If  this was the way the Prophet reacted towards those who insulted him and Islam, what about the innocent non-Muslims? Would it be right for us to force onto them our rules just because they are not living the same way as us?

Even if non-Muslims are showing their aurat, are they to blame if we get aroused? Or are we to blame for having such perverse minds? If non-Muslims eat in front of us, are they to blame because we feel the need to eat too? Or are we to blame for having such weak imaan?

This doesn’t apply to only the fasting month, but our everyday lives as well. We all know it’s nothing new to see crosses getting taken down or the building of a religious shrine boycotted because we are afraid that it will shake the faith of our fellow Muslims.

How lowly do you think of your brothers and sisters in faith to want the world to bolster us, instead of teaching from within the faith that we are the bearers of our own sin, and that we are the ones who have to take care of ourselves?

Remember: This is our jihad. Not theirs.

The foundation of a religion is only strong from within. It cannot be destroyed by external forces. If we are easily manipulated, then we are the problem, not the rest of world. We have to fix ourselves from within instead of fixing others to live our way.

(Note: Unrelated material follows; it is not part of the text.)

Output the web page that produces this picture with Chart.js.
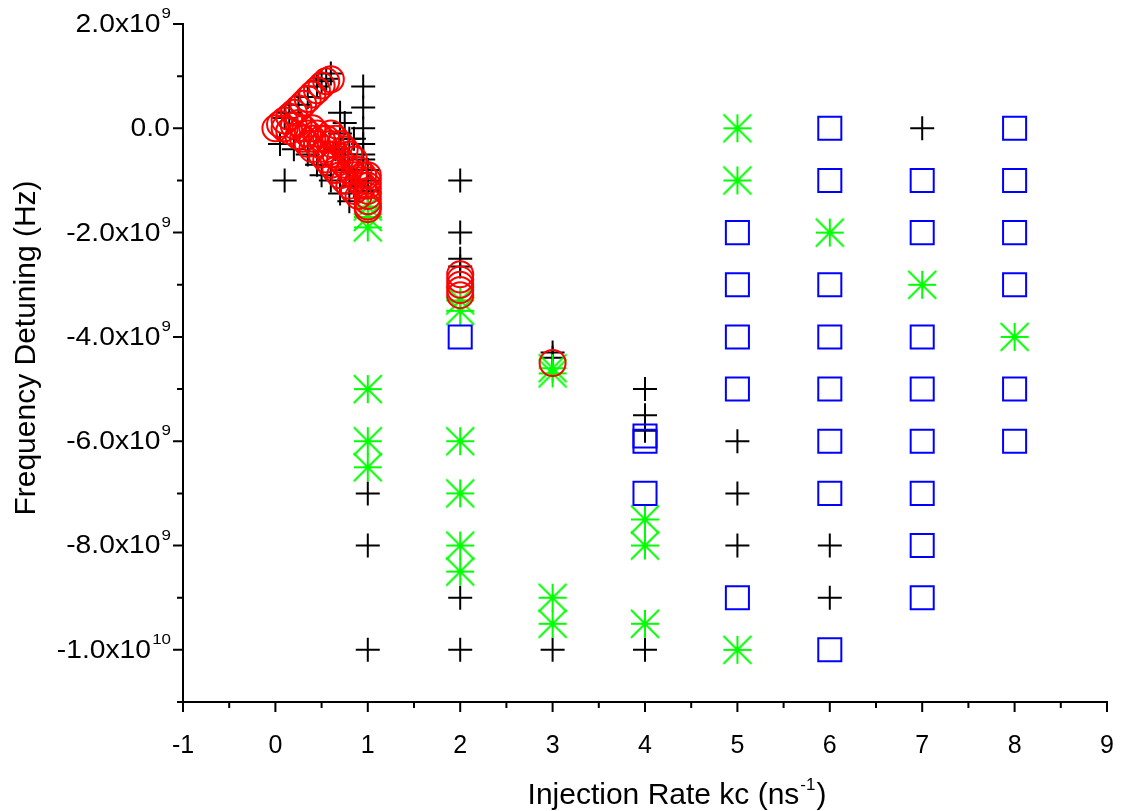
<!DOCTYPE html>
<html>
<head>
<meta charset="utf-8">
<title>Frequency Detuning vs Injection Rate</title>
<script src="https://cdn.jsdelivr.net/npm/chart.js@4/dist/chart.umd.min.js"></script>
<style>
  html, body { margin: 0; padding: 0; background: #ffffff; }
  #wrap { width: 1121px; height: 811px; }
</style>
</head>
<body>
<div id="wrap"><canvas id="chart" width="1121" height="811"></canvas></div>
<script>
// ---- axis ticks ----
const xTickValues = [-1, 0, 1, 2, 3, 4, 5, 6, 7, 8, 9];
const xMinorTicks = [-0.5, 0.5, 1.5, 2.5, 3.5, 4.5, 5.5, 6.5, 7.5, 8.5];
const yTickValues = [2e9, 0, -2e9, -4e9, -6e9, -8e9, -1e10];
const yMinorTicks = [1e9, -1e9, -3e9, -5e9, -7e9, -9e9, -1.1e10];

// ---- black "+" markers ----
const crossKc = [
  0.1, 0.15, 0.25, 0.35, 0.45, 0.5, 0.55, 0.6,
  0.05, 0.2, 0.35, 0.45, 0.5, 0.1,
  0.95, 0.95, 0.95, 0.95, 0.95,
  0.7, 0.75, 0.7, 0.8, 0.85, 0.95, 1.0, 1.0, 1.0,
  0.6, 0.7, 0.8, 0.75, 0.65, 0.8, 0.85,
  1, 1, 1,
  2, 2, 2, 2, 2, 2,
  3, 3, 3,
  4, 4, 4, 4,
  5, 5, 5,
  6, 6,
  7
];
const crossDetuning = [
  0.2e9, 0.3e9, 0.45e9, 0.6e9, 0.8e9, 0.9e9, 0.95e9, 1.05e9,
  -0.3e9, -0.4e9, -0.5e9, -0.7e9, -0.9e9, -1.0e9,
  0.8e9, 0.4e9, 0.0, -0.3e9, -0.6e9,
  0.3e9, 0.1e9, -0.1e9, -0.2e9, -0.2e9, -0.5e9, -0.8e9, -1.0e9, -1.2e9,
  -1.0e9, -1.25e9, -1.4e9, -0.5e9, -0.4e9, -0.8e9, -1.1e9,
  -7e9, -8e9, -1e10,
  -1e9, -2e9, -2.5e9, -2.65e9, -9e9, -1e10,
  -4.3e9, -4.4e9, -1e10,
  -5e9, -5.5e9, -5.8e9, -1e10,
  -6e9, -7e9, -8e9,
  -8e9, -9e9,
  0
];

// ---- green asterisk markers ----
const starKc = [1, 1, 1, 1, 1, 1, 2, 2, 2, 2, 2, 2, 3, 3, 3, 3, 4, 4, 4, 5, 5, 5, 6, 7, 8];
const starDetuning = [
  -1.5e9, -1.7e9, -1.9e9, -5e9, -6e9, -6.5e9,
  -3.3e9, -3.5e9, -6e9, -7e9, -8e9, -8.5e9,
  -4.6e9, -4.7e9, -9e9, -9.5e9,
  -7.5e9, -8e9, -9.5e9,
  0, -1e9, -1e10,
  -2e9, -3e9, -4e9
];

// ---- blue square markers ----
const squareKc = [
  2,
  4, 4, 4,
  5, 5, 5, 5, 5,
  6, 6, 6, 6, 6, 6, 6, 6,
  7, 7, 7, 7, 7, 7, 7, 7,
  8, 8, 8, 8, 8, 8
];
const squareDetuning = [
  -4e9,
  -5.9e9, -6e9, -7e9,
  -2e9, -3e9, -4e9, -5e9, -9e9,
  0, -1e9, -3e9, -4e9, -5e9, -6e9, -7e9, -1e10,
  -1e9, -2e9, -4e9, -5e9, -6e9, -7e9, -8e9, -9e9,
  0, -1e9, -2e9, -3e9, -5e9, -6e9
];

// ---- red circle markers ----
const circleKc = [
  0, 0.05, 0.1, 0.15, 0.2, 0.25, 0.3, 0.35, 0.4, 0.45, 0.5, 0.55, 0.6,
  0.1, 0.15, 0.2, 0.25, 0.3, 0.3, 0.35, 0.4, 0.4, 0.45, 0.5, 0.5, 0.55, 0.55,
  0.6, 0.6, 0.6, 0.65, 0.65, 0.65, 0.7, 0.7, 0.7, 0.75, 0.75, 0.75,
  0.8, 0.8, 0.8, 0.85, 0.85, 0.85, 0.9, 0.9, 0.9, 0.95, 0.95,
  0.25, 0.35, 0.4, 0.45, 0.55, 0.6,
  1, 1, 1, 1, 1, 1, 1, 1,
  2, 2, 2, 2, 2,
  3
];
const circleDetuning = [
  0, 0.08e9, 0.15e9, 0.22e9, 0.3e9, 0.38e9, 0.47e9, 0.56e9, 0.65e9, 0.73e9, 0.82e9, 0.9e9, 0.94e9,
  0.0, -0.05e9, 0.05e9, 0.1e9, 0.0, -0.2e9, -0.1e9, -0.2e9, -0.4e9, -0.3e9, -0.2e9, -0.5e9, -0.4e9, -0.6e9,
  -0.1e9, -0.3e9, -0.7e9, -0.2e9, -0.5e9, -0.8e9, -0.3e9, -0.6e9, -0.9e9, -0.4e9, -0.7e9, -1.0e9,
  -0.5e9, -0.8e9, -1.1e9, -0.6e9, -0.9e9, -1.2e9, -0.8e9, -1.0e9, -1.3e9, -0.9e9, -1.1e9,
  -0.15e9, -0.3e9, 0.0, -0.1e9, -0.2e9, -0.5e9,
  -0.9e9, -1.0e9, -1.1e9, -1.2e9, -1.3e9, -1.4e9, -1.5e9, -1.55e9,
  -2.8e9, -2.9e9, -3.0e9, -3.1e9, -3.2e9,
  -4.5e9
];

const toPoints = (xs, ys) => xs.map((x, i) => ({ x: x, y: ys[i] }));

// asterisk marker: a "+" overlaid with an "x" reaching the corners of its box
function asteriskMarker(half, color, width) {
  const size = half * 2 + 4;
  const c = document.createElement('canvas');
  c.width = size; c.height = size;
  const g = c.getContext('2d');
  const m = size / 2;
  g.strokeStyle = color;
  g.lineWidth = width;
  g.beginPath();
  g.moveTo(m - half, m); g.lineTo(m + half, m);
  g.moveTo(m, m - half); g.lineTo(m, m + half);
  g.moveTo(m - half, m - half); g.lineTo(m + half, m + half);
  g.moveTo(m - half, m + half); g.lineTo(m + half, m - half);
  g.stroke();
  return c;
}

const FONT = '"Liberation Sans", Arial, sans-serif';
const NARROW = '"Liberation Sans Narrow", "Liberation Sans", Arial, sans-serif';

function yLabelParts(v) {
  if (v === 0) return { base: '0.0', sup: '' };
  const exp = Math.floor(Math.log10(Math.abs(v)) + 1e-9);
  const mant = v / Math.pow(10, exp);
  return { base: mant.toFixed(1) + 'x10', sup: String(exp) };
}

// axes, ticks, labels and titles drawn in Origin style
const originAxes = {
  id: 'originAxes',
  afterDraw(chart) {
    const ctx = chart.ctx;
    const xs = chart.scales.x, ys = chart.scales.y;
    const left = xs.getPixelForValue(-1);
    const right = xs.getPixelForValue(9);
    const top = ys.getPixelForValue(2e9);
    const bottom = ys.getPixelForValue(-1.1e10);
    ctx.save();
    ctx.strokeStyle = '#000';
    ctx.lineWidth = 2;
    ctx.beginPath();
    ctx.moveTo(left, top - 1); ctx.lineTo(left, bottom + 1);
    ctx.moveTo(left - 1, bottom); ctx.lineTo(right + 1, bottom);
    // major / minor ticks on x (pointing down)
    xTickValues.forEach(v => { const p = xs.getPixelForValue(v); ctx.moveTo(p, bottom); ctx.lineTo(p, bottom + 10); });
    xMinorTicks.forEach(v => { const p = xs.getPixelForValue(v); ctx.moveTo(p, bottom); ctx.lineTo(p, bottom + 6); });
    // major / minor ticks on y (pointing left)
    yTickValues.forEach(v => { const p = ys.getPixelForValue(v); ctx.moveTo(left, p); ctx.lineTo(left - 10, p); });
    yMinorTicks.forEach(v => { const p = ys.getPixelForValue(v); ctx.moveTo(left, p); ctx.lineTo(left - 6, p); });
    ctx.stroke();

    ctx.fillStyle = '#000';
    // x tick labels
    ctx.font = '25px ' + NARROW;
    ctx.textAlign = 'center';
    ctx.textBaseline = 'middle';
    xTickValues.forEach(v => ctx.fillText(String(v), xs.getPixelForValue(v), bottom + 44));

    // y tick labels with superscript exponents (slightly widened face)
    const baseFont = '25px ' + FONT, supFont = '15px ' + FONT;
    const stretch = 1.13;
    const rightEdge = left - 12;
    yTickValues.forEach(v => {
      const p = ys.getPixelForValue(v);
      const parts = yLabelParts(v);
      ctx.save();
      ctx.translate(rightEdge, p);
      ctx.scale(stretch, 1);
      ctx.font = supFont;
      const sw = parts.sup ? ctx.measureText(parts.sup).width : 0;
      ctx.textAlign = 'right';
      ctx.textBaseline = 'middle';
      ctx.fillText(parts.sup, 0, -10);
      ctx.font = baseFont;
      ctx.fillText(parts.base, -sw - 1, 1);
      ctx.restore();
    });

    // y axis title
    ctx.save();
    ctx.translate(27, 348);
    ctx.rotate(-Math.PI / 2);
    ctx.font = '30px ' + NARROW;
    ctx.textAlign = 'center';
    ctx.textBaseline = 'middle';
    ctx.fillText('Frequency Detuning (Hz)', 0, 0);
    ctx.restore();

    // x axis title with superscript
    const t1 = 'Injection Rate kc (ns', t2 = '-1', t3 = ')';
    ctx.textBaseline = 'alphabetic';
    ctx.textAlign = 'left';
    ctx.font = '30px ' + NARROW;
    const w1 = ctx.measureText(t1).width, w3 = ctx.measureText(t3).width;
    ctx.font = '17px ' + NARROW;
    const w2 = ctx.measureText(t2).width;
    const x0 = 676 - (w1 + w2 + w3) / 2;
    const yb = 804;
    ctx.font = '30px ' + NARROW;
    ctx.fillText(t1, x0, yb);
    ctx.font = '17px ' + NARROW;
    ctx.fillText(t2, x0 + w1 + 1, yb - 14);
    ctx.font = '30px ' + NARROW;
    ctx.fillText(t3, x0 + w1 + w2 + 2, yb);
    ctx.restore();
  }
};

const starImg = asteriskMarker(14, '#00ff00', 2);

new Chart(document.getElementById('chart'), {
  type: 'scatter',
  data: {
    datasets: [
      {
        label: 'circles',
        data: toPoints(circleKc, circleDetuning),
        pointStyle: 'circle',
        pointRadius: 13,
        pointBorderWidth: 2,
        borderColor: '#ff0000',
        backgroundColor: 'rgba(0,0,0,0)',
        order: 0
      },
      {
        label: 'squares',
        data: toPoints(squareKc, squareDetuning),
        pointStyle: 'rect',
        pointRadius: 16.3,
        pointBorderWidth: 2,
        borderColor: '#0000ff',
        backgroundColor: 'rgba(0,0,0,0)',
        order: 1
      },
      {
        label: 'asterisks',
        data: toPoints(starKc, starDetuning),
        pointStyle: starImg,
        pointRadius: 14,
        borderColor: '#00ff00',
        backgroundColor: '#00ff00',
        order: 2
      },
      {
        label: 'crosses',
        data: toPoints(crossKc, crossDetuning),
        pointStyle: 'cross',
        pointRadius: 12,
        pointBorderWidth: 2,
        borderColor: '#000000',
        backgroundColor: '#000000',
        order: 3
      }
    ]
  },
  options: {
    responsive: false,
    devicePixelRatio: 1,
    animation: false,
    events: [],
    layout: { autoPadding: false, padding: { left: 0, right: 14, top: 24, bottom: 0 } },
    plugins: { legend: { display: false }, tooltip: { enabled: false } },
    scales: {
      x: {
        type: 'linear', min: -1, max: 9,
        grid: { display: false }, border: { display: false },
        ticks: { display: false },
        afterFit: s => { s.height = 109; }
      },
      y: {
        type: 'linear', min: -1.1e10, max: 2e9,
        grid: { display: false }, border: { display: false },
        ticks: { display: false },
        afterFit: s => { s.width = 183; }
      }
    }
  },
  plugins: [originAxes]
});
</script>
</body>
</html>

I don’t see Hindus complaining every single day that their peers are eating beef in front of them, so why do we have to demand that others “respect” us?

It’s time that we live with the diversity that exists around us. The Prophet taught us to be kind to our enemies. If we learn a thing or two from that, maybe we’ll know better how to treat innocent non-Muslims as well.

The message of Islam is peace, not coercion. Even if you legislate it, it doesn’t mean that it’s well-deserved. If we want respect, we have to be respectful of others first. Then maybe we will finally receive the respect that we have been yearning for.

* This is the personal opinion of the columnist.